I'm at the Beyond Broadcast conference here at Harvard where James Boyle of Duke Law school just gave a brilliant opening keynote. See Ethan's thorough summary of the talk here. (You can follow the conference on the live webcast here.)
Boyle pointed out that the Internet - and its freeness - actually happened by accident. "Its not that history is sweeping us to greater openness inexorably," he points out. It's that a bunch of geeks were accidentally allowed to make this happen.
If a bunch of government officials, lawyers and companies had been able to sit down and design the internet, rather than the network where control is at the ends and anybody can create virtually anything, it would have been constructed in a much more top-down, centrally controlled way. Corporate and government forces worldwide are trying very hard now to take it in that direction. We cannot assume that freedom will win because the net is intrinsically free. It's not. And it will cease to be free unless people fight to keep it that way.

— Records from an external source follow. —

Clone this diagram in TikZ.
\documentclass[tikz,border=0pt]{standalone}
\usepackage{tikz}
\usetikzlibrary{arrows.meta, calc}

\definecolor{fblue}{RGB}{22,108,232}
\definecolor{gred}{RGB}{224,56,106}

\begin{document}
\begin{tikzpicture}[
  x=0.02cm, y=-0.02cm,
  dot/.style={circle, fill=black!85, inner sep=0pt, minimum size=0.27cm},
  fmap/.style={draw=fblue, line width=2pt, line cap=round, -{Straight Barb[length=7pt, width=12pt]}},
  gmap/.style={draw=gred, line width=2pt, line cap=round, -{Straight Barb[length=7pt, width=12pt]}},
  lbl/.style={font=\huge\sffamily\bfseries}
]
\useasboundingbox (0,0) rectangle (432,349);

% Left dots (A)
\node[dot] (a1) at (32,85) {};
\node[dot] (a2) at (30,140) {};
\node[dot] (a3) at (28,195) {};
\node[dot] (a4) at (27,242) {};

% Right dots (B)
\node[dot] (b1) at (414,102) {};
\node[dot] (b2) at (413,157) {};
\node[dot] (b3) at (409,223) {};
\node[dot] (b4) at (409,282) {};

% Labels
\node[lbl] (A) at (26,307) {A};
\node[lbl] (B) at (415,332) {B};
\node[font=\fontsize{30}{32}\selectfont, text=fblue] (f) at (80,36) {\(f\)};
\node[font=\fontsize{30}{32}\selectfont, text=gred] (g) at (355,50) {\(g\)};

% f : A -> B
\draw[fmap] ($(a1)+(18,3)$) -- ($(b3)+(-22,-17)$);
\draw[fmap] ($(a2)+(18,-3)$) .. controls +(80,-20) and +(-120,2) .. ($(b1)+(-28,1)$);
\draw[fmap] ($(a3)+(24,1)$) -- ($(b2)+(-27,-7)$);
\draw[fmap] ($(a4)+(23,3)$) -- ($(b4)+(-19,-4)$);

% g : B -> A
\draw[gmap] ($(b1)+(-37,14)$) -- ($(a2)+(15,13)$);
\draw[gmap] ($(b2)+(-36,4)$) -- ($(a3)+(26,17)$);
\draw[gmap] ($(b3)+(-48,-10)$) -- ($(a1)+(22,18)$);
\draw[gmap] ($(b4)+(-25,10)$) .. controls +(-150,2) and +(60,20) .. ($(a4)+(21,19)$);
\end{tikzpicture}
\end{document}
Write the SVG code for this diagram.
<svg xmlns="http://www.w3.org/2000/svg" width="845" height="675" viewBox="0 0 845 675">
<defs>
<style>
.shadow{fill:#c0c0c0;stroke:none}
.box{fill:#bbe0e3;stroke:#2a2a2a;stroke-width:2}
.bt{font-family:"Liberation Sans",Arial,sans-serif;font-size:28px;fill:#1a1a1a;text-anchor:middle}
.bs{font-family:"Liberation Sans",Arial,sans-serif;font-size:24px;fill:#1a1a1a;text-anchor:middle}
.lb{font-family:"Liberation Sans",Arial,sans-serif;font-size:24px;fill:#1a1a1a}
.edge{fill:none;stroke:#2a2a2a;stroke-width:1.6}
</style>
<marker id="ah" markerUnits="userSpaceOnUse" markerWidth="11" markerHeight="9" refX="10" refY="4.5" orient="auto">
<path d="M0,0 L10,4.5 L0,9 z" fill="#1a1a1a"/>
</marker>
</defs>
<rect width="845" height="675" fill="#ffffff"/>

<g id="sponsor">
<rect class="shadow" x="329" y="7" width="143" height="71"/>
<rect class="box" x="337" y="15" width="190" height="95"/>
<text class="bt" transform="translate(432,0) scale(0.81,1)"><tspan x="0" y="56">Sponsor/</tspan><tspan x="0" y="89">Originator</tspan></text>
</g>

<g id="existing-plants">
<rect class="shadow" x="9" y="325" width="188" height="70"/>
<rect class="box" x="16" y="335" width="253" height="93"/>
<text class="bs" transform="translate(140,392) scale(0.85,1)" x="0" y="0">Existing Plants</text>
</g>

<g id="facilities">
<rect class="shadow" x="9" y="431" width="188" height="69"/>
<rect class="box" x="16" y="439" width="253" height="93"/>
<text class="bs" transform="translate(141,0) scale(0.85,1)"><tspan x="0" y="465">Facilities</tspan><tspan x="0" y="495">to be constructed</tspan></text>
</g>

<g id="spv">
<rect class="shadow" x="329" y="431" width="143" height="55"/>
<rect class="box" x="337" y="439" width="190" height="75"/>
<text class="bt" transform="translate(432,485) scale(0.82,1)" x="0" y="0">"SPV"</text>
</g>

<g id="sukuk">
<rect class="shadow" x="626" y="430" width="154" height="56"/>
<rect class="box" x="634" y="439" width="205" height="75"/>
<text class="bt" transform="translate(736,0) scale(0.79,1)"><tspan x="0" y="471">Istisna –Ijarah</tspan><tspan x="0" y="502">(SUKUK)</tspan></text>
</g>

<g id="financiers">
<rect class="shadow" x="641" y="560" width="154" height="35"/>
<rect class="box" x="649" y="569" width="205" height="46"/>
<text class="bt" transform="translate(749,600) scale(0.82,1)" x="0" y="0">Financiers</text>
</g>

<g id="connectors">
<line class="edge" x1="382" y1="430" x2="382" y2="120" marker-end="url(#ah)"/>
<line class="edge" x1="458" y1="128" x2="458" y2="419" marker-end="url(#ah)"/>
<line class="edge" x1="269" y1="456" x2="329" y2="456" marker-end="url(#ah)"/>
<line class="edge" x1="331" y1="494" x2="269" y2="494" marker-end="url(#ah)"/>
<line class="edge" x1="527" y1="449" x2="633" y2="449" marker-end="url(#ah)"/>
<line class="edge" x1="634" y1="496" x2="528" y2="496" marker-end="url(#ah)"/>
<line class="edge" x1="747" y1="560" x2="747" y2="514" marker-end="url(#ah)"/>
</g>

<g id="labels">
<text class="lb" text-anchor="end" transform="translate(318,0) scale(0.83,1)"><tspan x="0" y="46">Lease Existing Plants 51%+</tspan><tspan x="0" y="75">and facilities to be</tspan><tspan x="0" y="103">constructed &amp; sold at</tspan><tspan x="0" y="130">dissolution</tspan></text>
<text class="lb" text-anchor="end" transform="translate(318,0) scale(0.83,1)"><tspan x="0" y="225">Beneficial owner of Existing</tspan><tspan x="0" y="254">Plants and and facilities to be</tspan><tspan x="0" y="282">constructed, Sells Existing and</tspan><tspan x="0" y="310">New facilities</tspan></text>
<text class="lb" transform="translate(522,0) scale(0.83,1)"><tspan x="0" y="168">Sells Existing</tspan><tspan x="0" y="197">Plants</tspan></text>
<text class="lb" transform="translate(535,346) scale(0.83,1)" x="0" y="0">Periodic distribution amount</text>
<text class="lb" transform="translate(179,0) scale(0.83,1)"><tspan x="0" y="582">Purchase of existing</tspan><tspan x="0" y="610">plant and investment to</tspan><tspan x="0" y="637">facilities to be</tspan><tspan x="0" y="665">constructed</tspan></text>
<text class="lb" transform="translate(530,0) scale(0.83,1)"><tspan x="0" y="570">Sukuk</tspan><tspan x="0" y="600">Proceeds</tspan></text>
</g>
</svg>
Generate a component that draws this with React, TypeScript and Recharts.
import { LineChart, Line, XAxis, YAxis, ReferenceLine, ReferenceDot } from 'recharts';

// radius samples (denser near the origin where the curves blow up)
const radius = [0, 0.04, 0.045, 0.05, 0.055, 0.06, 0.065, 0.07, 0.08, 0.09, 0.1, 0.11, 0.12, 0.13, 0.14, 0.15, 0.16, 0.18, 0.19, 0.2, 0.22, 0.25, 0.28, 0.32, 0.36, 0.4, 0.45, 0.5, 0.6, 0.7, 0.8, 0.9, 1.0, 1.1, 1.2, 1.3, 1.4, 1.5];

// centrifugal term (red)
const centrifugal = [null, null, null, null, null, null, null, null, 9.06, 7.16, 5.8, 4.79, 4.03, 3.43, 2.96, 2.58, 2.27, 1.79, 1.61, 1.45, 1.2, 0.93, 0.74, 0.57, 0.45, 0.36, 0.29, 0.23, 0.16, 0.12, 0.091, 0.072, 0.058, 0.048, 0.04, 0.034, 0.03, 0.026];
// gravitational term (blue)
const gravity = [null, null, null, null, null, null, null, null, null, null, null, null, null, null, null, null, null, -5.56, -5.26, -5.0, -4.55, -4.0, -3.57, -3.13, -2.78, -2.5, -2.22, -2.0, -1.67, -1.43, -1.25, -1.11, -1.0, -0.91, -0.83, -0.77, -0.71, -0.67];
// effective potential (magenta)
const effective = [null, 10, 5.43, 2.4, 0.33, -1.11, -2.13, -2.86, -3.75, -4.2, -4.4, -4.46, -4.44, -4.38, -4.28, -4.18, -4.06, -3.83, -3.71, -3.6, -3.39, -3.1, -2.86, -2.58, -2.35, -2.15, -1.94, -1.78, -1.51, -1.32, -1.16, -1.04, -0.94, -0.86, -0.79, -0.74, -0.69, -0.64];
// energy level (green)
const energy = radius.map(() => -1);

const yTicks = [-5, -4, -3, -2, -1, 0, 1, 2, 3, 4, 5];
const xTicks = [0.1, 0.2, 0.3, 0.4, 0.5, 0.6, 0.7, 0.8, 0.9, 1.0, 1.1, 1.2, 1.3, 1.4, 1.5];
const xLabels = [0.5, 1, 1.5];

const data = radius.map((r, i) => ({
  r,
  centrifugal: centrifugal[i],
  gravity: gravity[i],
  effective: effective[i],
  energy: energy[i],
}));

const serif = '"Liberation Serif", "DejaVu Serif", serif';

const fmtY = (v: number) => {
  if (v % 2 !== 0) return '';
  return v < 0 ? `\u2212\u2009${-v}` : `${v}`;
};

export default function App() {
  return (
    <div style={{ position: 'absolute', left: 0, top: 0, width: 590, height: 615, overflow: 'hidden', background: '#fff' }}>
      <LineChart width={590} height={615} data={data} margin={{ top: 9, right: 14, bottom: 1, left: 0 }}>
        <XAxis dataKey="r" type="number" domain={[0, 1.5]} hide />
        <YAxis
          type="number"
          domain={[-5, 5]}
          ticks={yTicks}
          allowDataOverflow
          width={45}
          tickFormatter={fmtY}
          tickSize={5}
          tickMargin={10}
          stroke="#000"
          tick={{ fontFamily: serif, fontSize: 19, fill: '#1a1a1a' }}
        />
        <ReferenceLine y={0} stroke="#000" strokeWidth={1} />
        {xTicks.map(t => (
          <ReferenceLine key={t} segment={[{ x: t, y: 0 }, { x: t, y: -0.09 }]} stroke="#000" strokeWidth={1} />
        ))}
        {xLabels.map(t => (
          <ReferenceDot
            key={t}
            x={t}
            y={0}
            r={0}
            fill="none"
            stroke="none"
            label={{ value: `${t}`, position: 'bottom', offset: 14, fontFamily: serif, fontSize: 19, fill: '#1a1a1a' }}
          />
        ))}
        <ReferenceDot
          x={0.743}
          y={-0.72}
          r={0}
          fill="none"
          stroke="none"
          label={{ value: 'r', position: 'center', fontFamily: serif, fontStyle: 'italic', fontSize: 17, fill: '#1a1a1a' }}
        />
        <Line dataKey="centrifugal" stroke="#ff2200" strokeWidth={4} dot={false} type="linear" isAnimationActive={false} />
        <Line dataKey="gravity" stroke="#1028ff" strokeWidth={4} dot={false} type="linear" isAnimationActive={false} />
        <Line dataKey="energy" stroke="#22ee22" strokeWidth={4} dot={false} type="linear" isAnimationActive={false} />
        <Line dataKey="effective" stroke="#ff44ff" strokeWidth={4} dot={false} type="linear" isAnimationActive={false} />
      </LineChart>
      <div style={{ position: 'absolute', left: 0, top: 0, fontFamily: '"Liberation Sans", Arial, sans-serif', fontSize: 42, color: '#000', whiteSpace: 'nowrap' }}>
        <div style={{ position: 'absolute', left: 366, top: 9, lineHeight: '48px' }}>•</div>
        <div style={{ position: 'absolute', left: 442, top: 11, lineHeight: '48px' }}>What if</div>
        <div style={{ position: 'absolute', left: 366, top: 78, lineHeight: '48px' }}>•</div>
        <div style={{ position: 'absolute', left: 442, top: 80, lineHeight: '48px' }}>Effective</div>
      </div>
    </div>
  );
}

Boyle points out that we as humans have a horrible track record at predicting the future. With this in mind we need to operate under the following assumptions if we want to create system that maximize social benefit and individual freedom:
1. Make sure you leave as open as possible for as long as possible the construction and design of the system you're making;
2. Make sure you're open to as many kinds of feedback as possible for as long as possible in order to collect and incorporate ideas, and adjust to problems that never would have occurred to you independently;
3. Push against your own instincts about what kinds of control are needed.
Sounds like good advice for any media organization.